Le programme de transition est précisément d'une brûlante actualité, il est extrêmement concret, parce qu'il est l'expression programmatique de cette nécessité. Voilà pourquoi P. Frank et Mandel veulent le « compléter » (le réviser). Leur « contrôle ouvrier, initiation à la planification socialiste » se situe dans le cadre de l'état bourgeois - c'est « l'apprentissage de la gestion », comme disent les sociaux-démocrates. Une telle conception a été toujours une duperie; mais aujourd'hui, c'est en plus mettre le doigt dans l'engrenage de la domestication de la classe ouvrière par l'état bourgeois, l'intégration des syndicats à l'état.
« Les comités des diverses entreprises doivent élire, à des conférences correspondantes, des comités de trusts, de branches d'industrie, de régions économiques, enfin de toute l'industrie nationale dans son ensemble. » Le contrôle ouvrier ne peut se développer réellement qu'au niveau de l'économie tout entière, et nullement limité à une usine, un trust, etc. « Ainsi, le contrôle ouvrier deviendra L'ÉCOLE DE L'ÉCONOMIE PLANIFIEE. » (Idem, p. 20.) Les comités d'usines constituent des organismes de combat pour les travailleurs. Ils sont les organes embryonnaires du pouvoir de la classe ouvrière. La lutte pour le contrôle ouvrier est inséparable de la lutte pour le pouvoir du prolétariat. C'est ainsi que le Programme de transition conçoit le mot d'ordre du contrôle ouvrier.
Il n'existe pas de néo-capitalisme. Les traits de l'impérialisme se sont particulièrement accentués en ce qui concerne le rôle de l'état. Chaque lutte importante de la classe ouvrière débouche immédiatement sur la question de l'état. En d'autres termes, les contradictions économiques et sociales du mode de production capitaliste s'expriment de plus en plus directement sous forme politique. Jamais il n'est apparu aussi clairement que « la politique, c'est de l'économique concentrée » (Lénine). C'est ce qui donne au Programme de transition, dont « la tâche consiste en une mobilisation systématique pour la révolution prolétarienne », sa pleine signification.

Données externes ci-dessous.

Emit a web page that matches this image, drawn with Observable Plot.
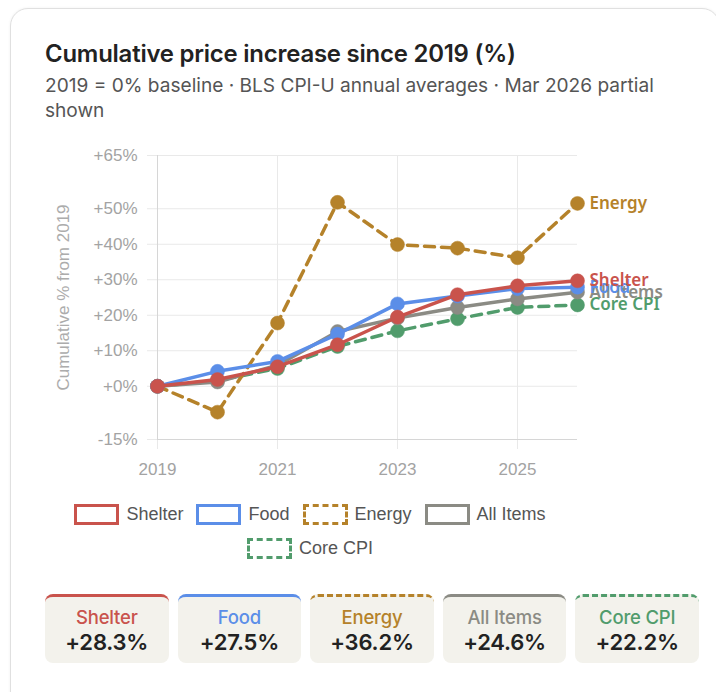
<!DOCTYPE html>
<html>
<head>
<meta charset="utf-8">
<script src="https://cdn.jsdelivr.net/npm/d3@7"></script>
<script src="https://cdn.jsdelivr.net/npm/@observablehq/plot@0.6"></script>
<style>
  html, body { margin: 0; padding: 0; background: #fff; width: 716px; height: 692px; overflow: hidden; }
  #card { position: absolute; left: 10px; top: 8px; width: 708px; height: 700px; border: 1px solid #e0e0e0; border-radius: 18px; background: #fff; box-shadow: 0 0 3px rgba(0,0,0,0.06); }
  #title { position: absolute; left: 45px; top: 39px; font-family: Inter, sans-serif; font-weight: 600; font-size: 23.9px; line-height: 30px; color: #222; white-space: nowrap; letter-spacing: -0.2px; }
  #subtitle { position: absolute; left: 45px; top: 73px; font-family: Inter, sans-serif; font-size: 19.1px; line-height: 25px; color: #555; white-space: nowrap; }
  #chart { position: absolute; left: 40px; top: 140px; }
  #legend { position: absolute; left: 60px; top: 497px; width: 500px; display: flex; flex-wrap: wrap; justify-content: center; column-gap: 13px; font-family: "Liberation Sans", Arial, sans-serif; font-size: 18px; color: #555; }
  .li { display: flex; align-items: center; height: 34px; }
  .sw { width: 39px; height: 15px; border-width: 3px; background: #fff; margin-right: 7px; }
  #cards { position: absolute; left: 45px; top: 594px; width: 654px; display: flex; gap: 9px; }
  .cd { flex: 1; height: 66px; background: #f3f2ec; border-radius: 8px; border-top-width: 3px; text-align: center; font-family: Inter, sans-serif; }
  .cl { font-size: 18.5px; font-weight: 500; margin-top: 9px; line-height: 22px; letter-spacing: -0.2px; }
  .cv { font-size: 22px; font-weight: 600; color: #222; line-height: 26px; margin-top: 1px; letter-spacing: -0.2px; }
</style>
</head>
<body>
<div id="card"></div>
<div id="title">Cumulative price increase since 2019 (%)</div>
<div id="subtitle">2019 = 0% baseline · BLS CPI-U annual averages · Mar 2026 partial<br>shown</div>
<div id="chart"></div>
<div id="legend"></div>
<div id="cards"></div>
<script>
// ---- data (cumulative % change from 2019) ----
const years = [2019, 2020, 2021, 2022, 2023, 2024, 2025, 2026];
const shelter = [0, 1.9, 5.5, 11.7, 19.5, 25.8, 28.3, 29.7];
const food = [0, 4.2, 7.0, 14.7, 23.2, 25.4, 27.5, 27.9];
const energy = [0, -7.3, 17.8, 51.8, 39.9, 38.9, 36.2, 51.5];
const allItems = [0, 1.2, 5.9, 15.4, 19.2, 22.2, 24.6, 26.5];
const coreCPI = [0, 1.6, 5.0, 11.2, 15.6, 19.0, 22.2, 22.9];

const seriesNames = ["Shelter", "Food", "Energy", "All Items", "Core CPI"];
const seriesColors = ["#c9534c", "#5b8ee8", "#b5822a", "#8b8b84", "#519c6c"];
const seriesDashed = [false, false, true, false, true];
const seriesValues = [shelter, food, energy, allItems, coreCPI];

const yTicks = [-15, 0, 10, 20, 30, 40, 50, 65];
const xTicks = [2019, 2021, 2023, 2025];
const cardYear = 2025;
const yLabel = "Cumulative % from 2019";

const series = seriesNames.map((name, i) => ({
  name, color: seriesColors[i], dashed: seriesDashed[i],
  rows: years.map((year, j) => ({year, value: seriesValues[i][j], name}))
}));

const fmtY = d => (d >= 0 ? "+" : "") + d + "%";

const marks = [
  Plot.ruleY(yTicks, {y: d => d, stroke: "#e9e9e9", strokeWidth: 1, insetLeft: -10}),
  Plot.ruleX(xTicks, {x: d => d, stroke: "#e9e9e9", strokeWidth: 1, insetBottom: -10}),
  Plot.ruleX([2019], {x: d => d, stroke: "#d6d6d6", strokeWidth: 1}),
  Plot.ruleY([-15], {y: d => d, stroke: "#d6d6d6", strokeWidth: 1}),
  Plot.text(yTicks, {x: () => 2019, y: d => d, text: fmtY, dx: -20, textAnchor: "end", fill: "#a3a3a3", fontSize: 17}),
  Plot.text(xTicks, {x: d => d, y: () => -15, text: d => String(d), dy: 30, fill: "#a3a3a3", fontSize: 17}),
  Plot.text([yLabel], {frameAnchor: "left", text: d => d, rotate: -90, textAnchor: "middle", dx: -94, fill: "#acacac", fontSize: 17})
];

for (const s of series.slice().reverse()) {
  marks.push(Plot.line(s.rows, {x: "year", y: "value", stroke: s.color, strokeWidth: 3.5, strokeDasharray: s.dashed ? "10,7" : null}));
  marks.push(Plot.dot(s.rows, {x: "year", y: "value", r: 7, fill: s.color, stroke: s.color, strokeWidth: 0.5}));
}
for (const s of series.slice().reverse()) {
  marks.push(Plot.text([s.rows[s.rows.length - 1]], {x: "year", y: "value", text: "name", dx: 12, textAnchor: "start", fill: s.color, fontSize: 17, fontWeight: 600, fontFamily: "Noto Sans"}));
}

const chart = Plot.plot({
  width: 660, height: 345,
  marginLeft: 117, marginRight: 123, marginTop: 15, marginBottom: 46,
  x: {domain: [2019, 2026], axis: null},
  y: {domain: [-15, 65], axis: null},
  style: {background: "transparent", overflow: "visible", fontFamily: "'Liberation Sans', Arial, sans-serif"},
  marks
});
document.getElementById("chart").appendChild(chart);

// legend
const legend = document.getElementById("legend");
for (const s of series) {
  const item = document.createElement("div");
  item.className = "li";
  const sw = document.createElement("div");
  sw.className = "sw";
  sw.style.borderStyle = s.dashed ? "dashed" : "solid";
  sw.style.borderColor = s.color;
  item.appendChild(sw);
  const t = document.createElement("span");
  t.textContent = s.name;
  item.appendChild(t);
  legend.appendChild(item);
}

// stat cards
const cards = document.getElementById("cards");
const yi = years.indexOf(cardYear);
for (const s of series) {
  const c = document.createElement("div");
  c.className = "cd";
  c.style.borderTopStyle = s.dashed ? "dashed" : "solid";
  c.style.borderTopColor = s.color;
  const v = s.rows[yi].value;
  c.innerHTML = `<div class="cl" style="color:${s.color}">${s.name}</div><div class="cv">${(v >= 0 ? "+" : "") + v.toFixed(1)}%</div>`;
  cards.appendChild(c);
}
</script>
</body>
</html>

Les traits nouveaux ou accentués de l'impérialisme ne font qu'exprimer « les propriétés essentielles du capitalisme » avec plus d'acuité. Le « néo-capitalisme », expression reprise à la terminologie des « savants » petits-bourgeois, sert ici une tentative de donner une base « objective » au « néo-trotskysme ». Le révisionnisme devait remettre en cause la définition scientifique donnée par Marx et Lénine de l'état. Les staliniens révisent ouvertement Lénine avec leur « théorie » du passage pacifique du capitalisme au socialisme. Les « néo-trotskystes » révisent Trotsky et veulent un « néoprogramme ». Tous rejoignent le réformisme le plus éculé... Mais à l'heure où « le capitalisme monopoleur... réclame de la bureaucratie réformiste et de l'aristocratie ouvrière... qu'elles soient toutes les deux transformées en sa police politique au sein de la classe ouvrière ». (Les syndicats à l'époque de la décadence impérialiste.)